The Battle of Banu Qurayza

According to some authors, the only independent account of Banu Qurayza in Islamic sources is the one concerning Muslims' war with them in 5/626. Other accounts of their history and events appear as part of the history of Aws and Khazraj.

The Battle of Banu Qurayza allegedly occurred in late Dhu l-Qa'da and early Dhu l-Hajja in 5/April 626, and was the last conflict between Muslims and the Jews of Medina. According to Islamic sources, immediately after the Battle of Ahzab and the retreat of the enemies, the Prophet (s) raged a war against Banu Qurayza. Muslims besieged the forts and homes of Banu Qurayza for fifteen days, and then the Jews proposed a compromise and agreed on Sa'd b. Mu'adh as their arbiter.

According to historical sources, despite his injuries and sickness, Sa'd b. Mu'adh left his tent and went to Banu Qurayza, and contrary to what his tribe, as an ally with Banu Qurayza, expected, he ruled that male warriors of Banu Qurayza must be killed, their property must be divided up, and their children must be captivated. According to sources, the Prophet (s) characterized Sa'd's ruling as the ruling of God. The war with Banu Qurayza occurred because they had violated their pact with Muslims and cooperated with polytheists in the Battle of Ahzab against Muslims.
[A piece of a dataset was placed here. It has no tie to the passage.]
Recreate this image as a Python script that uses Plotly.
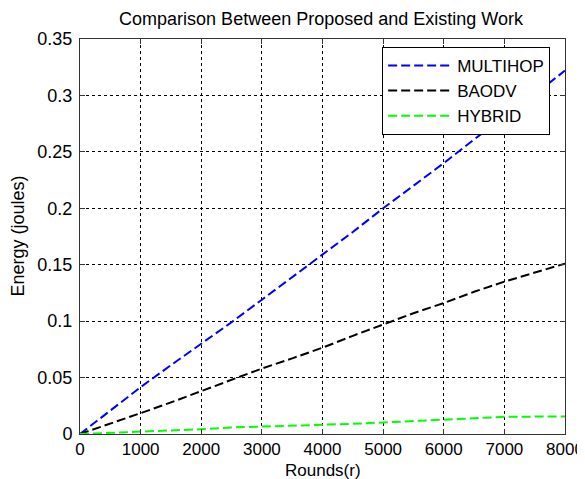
import plotly.graph_objects as go

rounds = [0, 500, 1000, 1500, 2000, 2500, 3000, 3500, 4000, 4500, 5000, 5500, 6000, 6500, 7000, 7500, 8000]
multihop = [0, 0.021, 0.0415, 0.061, 0.080, 0.099, 0.119, 0.139, 0.159, 0.179, 0.200, 0.220, 0.240, 0.261, 0.281, 0.301, 0.322]
baodv = [0, 0.009, 0.0185, 0.028, 0.038, 0.048, 0.058, 0.067, 0.0765, 0.087, 0.097, 0.107, 0.116, 0.126, 0.135, 0.143, 0.151]
hybrid = [0, 0.001, 0.002, 0.003, 0.0042, 0.0058, 0.0068, 0.0075, 0.0082, 0.009, 0.0102, 0.0115, 0.0122, 0.014, 0.0152, 0.0154, 0.0155]

x_ticks = [0, 1000, 2000, 3000, 4000, 5000, 6000, 7000, 8000]
y_ticks = [0, 0.05, 0.1, 0.15, 0.2, 0.25, 0.3, 0.35]
y_labels = ["0", "0.05", "0.1", "0.15", "0.2", "0.25", "0.3", "0.35"]

fig = go.Figure()
for name, ys, col in [("MULTIHOP", multihop, "#0000ff"), ("BAODV", baodv, "#000000"), ("HYBRID", hybrid, "#00ff00")]:
    fig.add_trace(go.Scatter(x=rounds, y=ys, mode="lines", name=name,
                             line=dict(color=col, width=2, dash="9px,4px")))

font = "Liberation Sans, Arial, sans-serif"
FS = 18
axis_common = dict(showline=True, linecolor="#333", linewidth=1, mirror="ticks",
                   ticks="inside", ticklen=5, tickcolor="#333", automargin=False,
                   showgrid=True, gridcolor="#000", gridwidth=1, griddash="3px,3px",
                   ticklabeloverflow="allow", zeroline=False)

# the page body has an 8px margin, so the figure is sized/offset to compensate
fig.update_layout(
    width=577, height=471,
    margin=dict(l=72, r=20, t=31, b=45),
    paper_bgcolor="white", plot_bgcolor="white",
    title=dict(text="Comparison Between Proposed and Existing Work", x=0.5425, xanchor="center",
               y=0.977, yanchor="middle", font=dict(family=font, size=FS, color="#000")),
    xaxis=dict(range=[0, 8000], tickvals=x_ticks, ticktext=[str(v) for v in x_ticks],
               ticklabelstandoff=0, tickfont=dict(family=font, size=17, color="#000"),
               **axis_common),
    yaxis=dict(range=[0, 0.35], tickvals=y_ticks, ticktext=y_labels,
               ticklabelstandoff=3, tickfont=dict(family=font, size=FS, color="#000"),
               **axis_common),
    annotations=[
        dict(text="Energy (joules)", xref="paper", yref="paper", x=0, y=0.5,
             xanchor="center", yanchor="middle", xshift=-63, textangle=-90,
             showarrow=False, font=dict(family=font, size=FS, color="#000")),
        dict(text="Rounds(r)", xref="paper", yref="paper", x=0.5, y=0,
             xanchor="center", yanchor="middle", yshift=-36,
             showarrow=False, font=dict(family=font, size=17, color="#000")),
    ],
    legend=dict(x=0.623, y=0.98, xanchor="left", yanchor="top", bgcolor="white",
                bordercolor="#000", borderwidth=1, font=dict(family=font, size=17, color="#000"),
                itemwidth=64, tracegroupgap=0),
    showlegend=True,
)

fig.write_html("out.html")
Sayyid Ja'far Shahidi, a contemporary scholar and historiographer, cites remarkable inconsistencies in historical sources as well as external facts such as the population of Medina and the Prophet's (s) kind character, and thereby, casts doubts over the accuracy of the account, and in particular, the massacre of six hundred to nine hundred people from Banu Qurayza. He characterizes the event as a myth fabricated by people of Khazraj in order to downgrade the status of Aws in the eyes of the Prophet (s).

In his al-Maghazi al-nabawiyya, Ibn Shihab al-Zuhri (51/671-124/742) refers to Sa'd b. Mu'adh's ruling and the Prophet's (s) endorsement of the ruling. However, he only confirms the killing of Huyayy b. Akhtab, the senior figure of Banu Nadir who encouraged Banu Qurayza to hostility towards the Prophet (s).